» **Problem to work on**
Each line that contains the string "document" counts once; report how many such lines appear in the data, as a number only.

Figure scripts:
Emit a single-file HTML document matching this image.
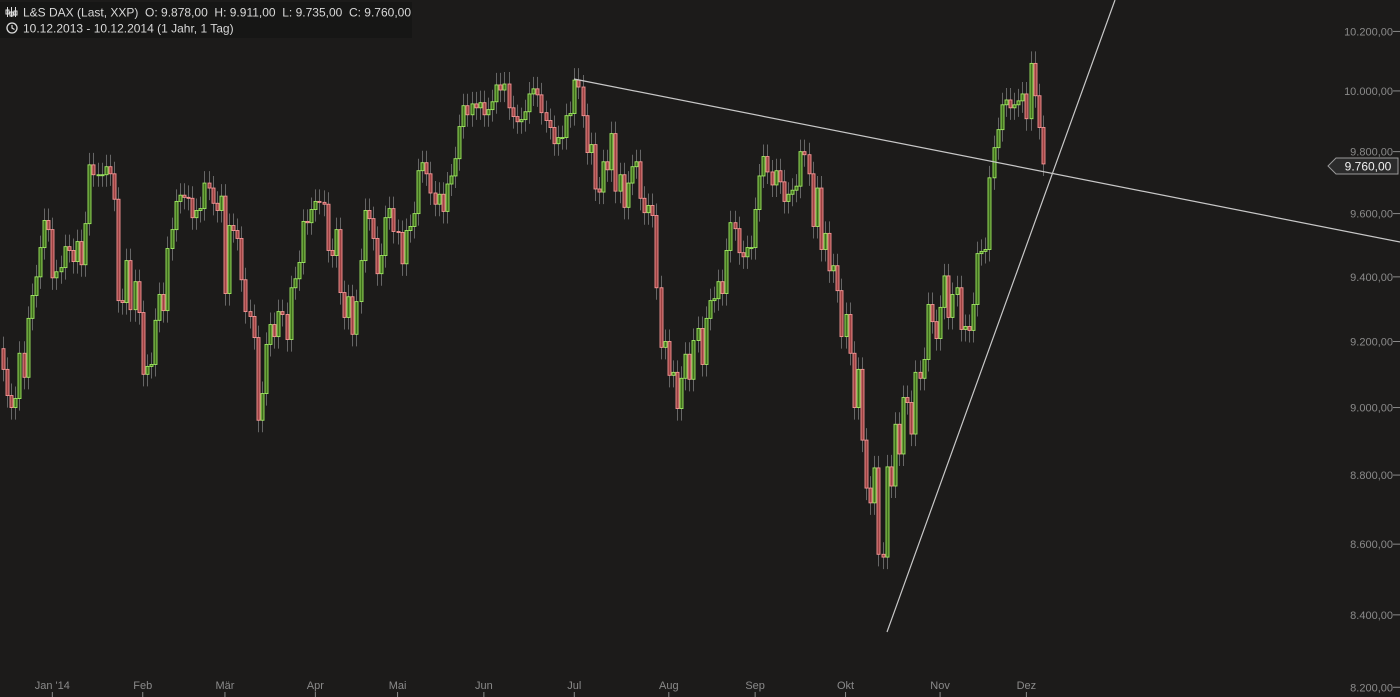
<!DOCTYPE html>
<html><head><meta charset="utf-8"><style>
html,body{margin:0;padding:0;background:#1c1b1a;}
svg{display:block;font-family:"Liberation Sans",sans-serif;}
</style></head><body>
<svg id="chart" width="1400" height="697" viewBox="0 0 1400 697" xmlns="http://www.w3.org/2000/svg">
<rect x="0" y="0" width="1400" height="697" fill="#1c1b1a"/>
<g id="candles"></g>
<g id="yaxis"></g>
<g id="xaxis"></g>
<line x1="574" y1="79" x2="1400" y2="242" stroke="#c8c8c8" stroke-width="1.2"/>
<line x1="887" y1="632" x2="1115" y2="0" stroke="#c8c8c8" stroke-width="1.2"/>
<g>
<polygon points="1328,166 1336,158 1398,158 1398,174 1336,174" fill="#2b2b2b" stroke="#9a9a9a" stroke-width="1"/>
<text x="1368" y="170.5" fill="#f0f0f0" font-size="12" text-anchor="middle">9.760,00</text>
</g>
<g>
<rect x="0" y="2" width="412" height="36" fill="#161615"/>
<g stroke="#ddd" stroke-width="1" fill="none">
<line x1="7.5" y1="7" x2="7.5" y2="17"/><rect x="6" y="10" width="3" height="4"/>
<line x1="11.5" y1="7" x2="11.5" y2="17"/><rect x="10" y="12" width="3" height="4"/>
<line x1="15.5" y1="7" x2="15.5" y2="17"/><rect x="14" y="11" width="3" height="4"/>
</g>
<text x="23" y="16.5" fill="#d8d8d8" font-size="12" style="white-space:pre" xml:space="preserve">L&amp;S DAX (Last, XXP)  O: 9.878,00  H: 9.911,00  L: 9.735,00  C: 9.760,00</text>
<circle cx="12" cy="28" r="5" fill="none" stroke="#ddd" stroke-width="1.3"/>
<polyline points="12,25 12,28 14.5,29.5" fill="none" stroke="#ddd" stroke-width="1.2"/>
<text x="23" y="32.5" fill="#d8d8d8" font-size="12">10.12.2013 - 10.12.2014 (1 Jahr, 1 Tag)</text>
</g>
</svg>
<script>
const closes = [9115,9036,9000,9027,9164,9091,9271,9342,9400,9492,9578,9549,9397,9416,9429,9495,9483,9448,9511,9438,9568,9757,9725,9725,9725,9751,9728,9646,9326,9320,9451,9298,9385,9289,9100,9124,9130,9265,9345,9295,9489,9549,9639,9659,9652,9649,9587,9610,9616,9698,9682,9633,9610,9656,9348,9562,9546,9521,9391,9292,9277,9212,8962,9042,9191,9252,9215,9292,9283,9206,9366,9394,9445,9575,9571,9613,9639,9636,9630,9483,9467,9549,9351,9274,9338,9222,9323,9451,9610,9584,9521,9410,9467,9587,9616,9543,9540,9441,9546,9559,9600,9738,9764,9728,9666,9630,9662,9607,9695,9721,9777,9882,9951,9921,9957,9944,9961,9921,9938,9964,10020,10003,10023,9944,9915,9898,9905,9931,9990,10007,9987,9928,9902,9879,9826,9846,9846,9918,9925,10036,10013,9918,9797,9823,9679,9669,9767,9741,9859,9672,9725,9620,9698,9751,9767,9649,9603,9626,9594,9366,9182,9200,9097,9106,8997,9088,9161,9085,9203,9240,9130,9271,9326,9332,9385,9348,9483,9571,9552,9476,9463,9492,9492,9613,9721,9784,9734,9692,9738,9702,9639,9662,9675,9688,9800,9790,9728,9559,9682,9486,9537,9419,9435,9357,9215,9283,9164,9000,9115,8903,8762,8719,8821,8571,8563,8824,8768,8950,8862,9030,9015,8921,9106,9088,9145,9314,9261,9209,9305,9403,9274,9345,9366,9237,9246,9234,9314,9473,9480,9486,9715,9813,9872,9954,9970,9944,9954,9967,9990,9908,10092,9984,9879,9760];
const firstOpen = 9178;
const priceTicks = [8200,8400,8600,8800,9000,9200,9400,9600,9800,10000,10200];
const tickLabels = ["8.200,00","8.400,00","8.600,00","8.800,00","9.000,00","9.200,00","9.400,00","9.600,00","9.800,00","10.000,00","10.200,00"];
const monthLabels = ["Jan '14","Feb","Mär","Apr","Mai","Jun","Jul","Aug","Sep","Okt","Nov","Dez"];
const monthIndex = [12,34,54,76,96,117,139,162,183,205,228,249];

const NS = "http://www.w3.org/2000/svg";
function yScale(p){ return 27768 - 3005*Math.log(p); }
function xScale(i){ return 3 + i*4.11; }
function mk(tag, attrs, parent){ const e=document.createElementNS(NS,tag); for(const k in attrs) e.setAttribute(k,attrs[k]); parent.appendChild(e); return e; }

const cg = document.getElementById('candles');
closes.forEach((c,i)=>{
  const o = i===0 ? firstOpen : closes[i-1];
  const up = c>=o;
  const hi = Math.max(o,c)*1.004, lo = Math.min(o,c)*0.996;
  const x = Math.round(xScale(i))+0.5;
  const g = mk('g',{},cg);
  
  
  mk('line',{x1:x,x2:x,y1:yScale(hi),y2:yScale(lo),stroke:'#666','stroke-width':1},g);
  const yt = yScale(Math.max(o,c)), yb = yScale(Math.min(o,c));
  mk('rect',{x:x-1.5,y:yt,width:3,height:Math.max(1,yb-yt),fill:up?'#3f6e1c':'#9c4242',stroke:up?'#9ee860':'#f59494','stroke-width':0.9},g);
});

const ya = document.getElementById('yaxis');
priceTicks.forEach((p,i)=>{
  const y = yScale(p);
  const t = mk('text',{x:1393,y:y+4,fill:'#8a8a8a','font-size':11,'text-anchor':'end'},ya);
  
  
  t.textContent = tickLabels[i];
  mk('line',{x1:1393,x2:1400,y1:y,y2:y,stroke:'#8a8a8a','stroke-width':1},ya);
});

const xa = document.getElementById('xaxis');
monthLabels.forEach((m,i)=>{
  const x = xScale(monthIndex[i]);
  const t = mk('text',{x:x,y:689,fill:'#8a8a8a','font-size':11,'text-anchor':'middle'},xa);
  
  
  t.textContent = m;
  mk('line',{x1:x,x2:x,y1:692,y2:697,stroke:'#8a8a8a','stroke-width':1},xa);
});
</script>
</body></html>
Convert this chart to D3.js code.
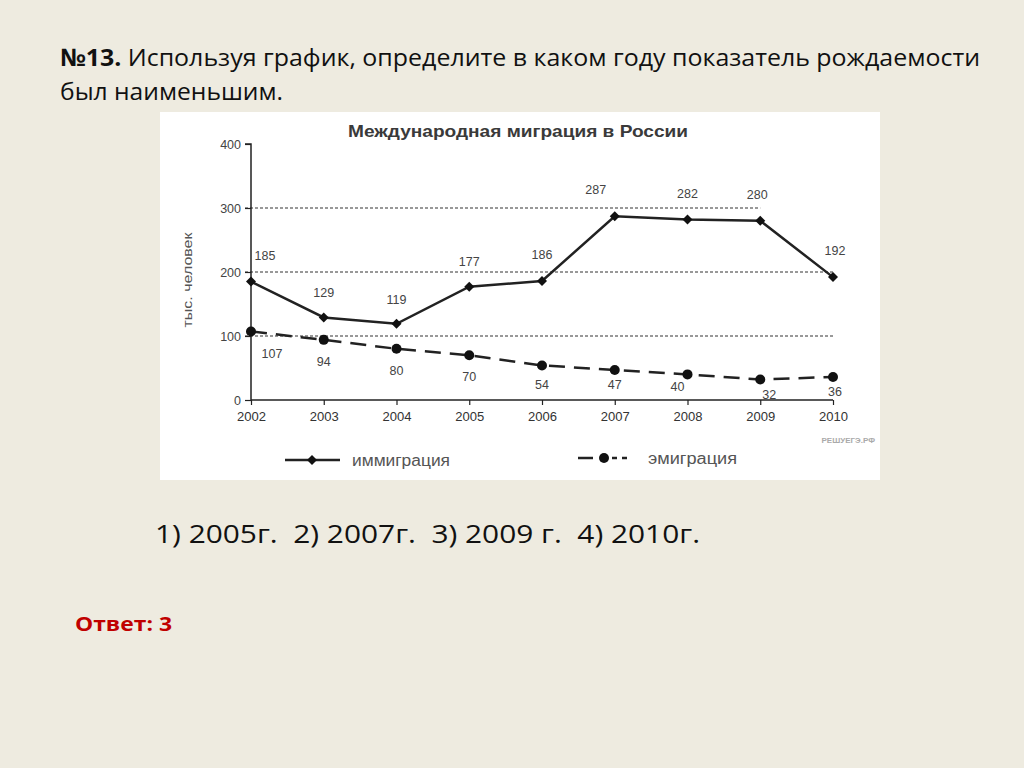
<!DOCTYPE html>
<html><head><meta charset="utf-8">
<script src="https://cdn.jsdelivr.net/npm/d3@7"></script>
<style>html,body{margin:0;padding:0;background:#EEEBE0;}svg{display:block;}</style>
</head><body>
<svg id="c" width="1024" height="768"></svg>
<script>
const years = [2002,2003,2004,2005,2006,2007,2008,2009,2010];
const immigration = [185,129,119,177,186,287,282,280,192];
const emigration = [107,94,80,70,54,47,40,32,36];
const yTicks = [0,100,200,300,400];
const gridVals = [100,200,300];
const questionLine1 = "Используя график, определите в каком году показатель рождаемости";
const questionLine2 = "был наименьшим.";
const options = "1) 2005г.  2) 2007г.  3) 2009 г.  4) 2010г.";
const answer = "Ответ: 3";

const svg = d3.select("#c");
const bodyFont = "'Open Sans', 'Noto Sans', sans-serif";
const chartFont = "'Liberation Sans', Arial, sans-serif";

// Heading
const h = svg.append("text").attr("x",60).attr("y",66).attr("font-family",bodyFont).attr("font-size",24).attr("fill","#111")
  .attr("textLength",920).attr("lengthAdjust","spacingAndGlyphs");
h.append("tspan").attr("font-weight","bold").text("№13. ");
h.append("tspan").text(questionLine1);
svg.append("text").attr("x",60).attr("y",100).attr("font-family",bodyFont).attr("font-size",24).attr("fill","#111")
  .attr("textLength",223).attr("lengthAdjust","spacingAndGlyphs").text(questionLine2);

// White panel
svg.append("rect").attr("x",160).attr("y",112).attr("width",720).attr("height",368).attr("fill","#fff");

const x = d3.scaleLinear().domain([2002,2010]).range([251,833]);
const y = d3.scaleLinear().domain([0,400]).range([400,144]);

// title
svg.append("text").attr("x",348).attr("y",137).attr("font-family",chartFont)
  .attr("font-size",17).attr("font-weight","bold").attr("fill","#3a3a3a")
  .attr("textLength",340).attr("lengthAdjust","spacingAndGlyphs").text("Международная миграция в России");

// gridlines
svg.append("g").selectAll("line").data(gridVals).join("line")
  .attr("x1",245).attr("x2",d=> d===300 ? x(2009) : x(2010))
  .attr("y1",d=>y(d)).attr("y2",d=>y(d))
  .attr("stroke","#333").attr("stroke-width",1).attr("stroke-dasharray","3,2");

// axes
const yAxis = d3.axisLeft(y).tickValues(yTicks).tickSize(6).tickPadding(4);
const gy = svg.append("g").attr("transform",`translate(${x(2002)},0)`).call(yAxis);
gy.select(".domain").attr("stroke","#222").attr("stroke-width",1.5).attr("d",`M-6,${y(400)}H0V${y(0)}`);
gy.selectAll(".tick line").attr("stroke","#222").attr("stroke-width",1.2);
gy.selectAll(".tick text").attr("font-family",chartFont).attr("font-size",12.5).attr("fill","#444");

const xAxis = d3.axisBottom(x).tickValues(years).tickFormat(d3.format("d")).tickSize(5).tickPadding(7);
const gx = svg.append("g").attr("transform",`translate(0,${y(0)})`).call(xAxis);
gx.select(".domain").attr("stroke","#222").attr("stroke-width",1.5).attr("d",`M${x(2002)},0H${x(2010)}`);
gx.selectAll(".tick line").attr("stroke","#222").attr("stroke-width",1.2);
gx.selectAll(".tick text").attr("font-family",chartFont).attr("font-size",12.5).attr("fill","#333")
  .attr("textLength",29).attr("lengthAdjust","spacingAndGlyphs");

// y label
svg.append("text").attr("transform","translate(192,280) rotate(-90)").attr("text-anchor","middle")
  .attr("font-family",chartFont).attr("font-size",12).attr("fill","#555")
  .attr("textLength",95).attr("lengthAdjust","spacingAndGlyphs").text("тыс. человек");

// lines
const line = d3.line().x((d,i)=>x(years[i])).y(d=>y(d));
svg.append("path").datum(immigration).attr("d",line).attr("fill","none").attr("stroke","#222").attr("stroke-width",2.5);
svg.append("path").datum(emigration).attr("d",line).attr("fill","none").attr("stroke","#222").attr("stroke-width",2.5)
  .attr("stroke-dasharray","16,9");

// markers
const diamond = d3.symbol().type(d3.symbolSquare).size(50);
svg.append("g").selectAll("path").data(immigration).join("path")
  .attr("d",diamond).attr("transform",(d,i)=>`translate(${x(years[i])},${y(d)}) rotate(45)`).attr("fill","#111");
svg.append("g").selectAll("circle").data(emigration).join("circle")
  .attr("cx",(d,i)=>x(years[i])).attr("cy",d=>y(d)).attr("r",5).attr("fill","#111");

// value labels
const immDx = [14,0,0,0,0,-19,0,-3,2];
const immDy = [-22,-20,-20,-21,-22,-22,-22,-22,-22];
svg.append("g").selectAll("text").data(immigration).join("text")
  .attr("x",(d,i)=>x(years[i])+immDx[i]).attr("y",(d,i)=>y(d)+immDy[i]).attr("text-anchor","middle")
  .attr("font-family",chartFont).attr("font-size",12.5).attr("fill","#444").text(d=>d);
const emiDx = [21,0,0,0,0,0,-10,9,2];
const emiDy = [26,26,26,26,24,19,17,19,19];
svg.append("g").selectAll("text").data(emigration).join("text")
  .attr("x",(d,i)=>x(years[i])+emiDx[i]).attr("y",(d,i)=>y(d)+emiDy[i]).attr("text-anchor","middle")
  .attr("font-family",chartFont).attr("font-size",12.5).attr("fill","#444").text(d=>d);

// watermark
svg.append("text").attr("x",875).attr("y",443).attr("text-anchor","end").attr("font-family",chartFont)
  .attr("font-size",8).attr("font-weight","bold").attr("fill","#aaa").text("РЕШУЕГЭ.РФ");

// legend
svg.append("line").attr("x1",285).attr("x2",340).attr("y1",460).attr("y2",460).attr("stroke","#222").attr("stroke-width",2.5);
svg.append("path").attr("d",diamond).attr("transform","translate(312,460) rotate(45)").attr("fill","#111");
svg.append("text").attr("x",352).attr("y",466).attr("font-family",chartFont).attr("font-size",16).attr("fill","#555")
  .attr("textLength",98).attr("lengthAdjust","spacingAndGlyphs").text("иммиграция");
svg.append("line").attr("x1",578).attr("x2",593).attr("y1",458).attr("y2",458).attr("stroke","#222").attr("stroke-width",2.5);
svg.append("line").attr("x1",612).attr("x2",628).attr("y1",458).attr("y2",458).attr("stroke","#222").attr("stroke-width",2.5).attr("stroke-dasharray","5,5");
svg.append("circle").attr("cx",604).attr("cy",458).attr("r",5).attr("fill","#111");
svg.append("text").attr("x",648).attr("y",464).attr("font-family",chartFont).attr("font-size",16).attr("fill","#555")
  .attr("textLength",89).attr("lengthAdjust","spacingAndGlyphs").text("эмиграция");

// options
svg.append("text").attr("x",155).attr("y",543).attr("font-family",bodyFont).attr("font-size",26).attr("fill","#111")
  .attr("textLength",545).attr("lengthAdjust","spacingAndGlyphs").style("white-space","pre").text(options);
svg.append("text").attr("x",75).attr("y",631).attr("font-family",bodyFont).attr("font-size",20).attr("font-weight","bold").attr("fill","#C00000")
  .attr("textLength",97).attr("lengthAdjust","spacingAndGlyphs").text(answer);
</script>
</body></html>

» **Result for this task**
5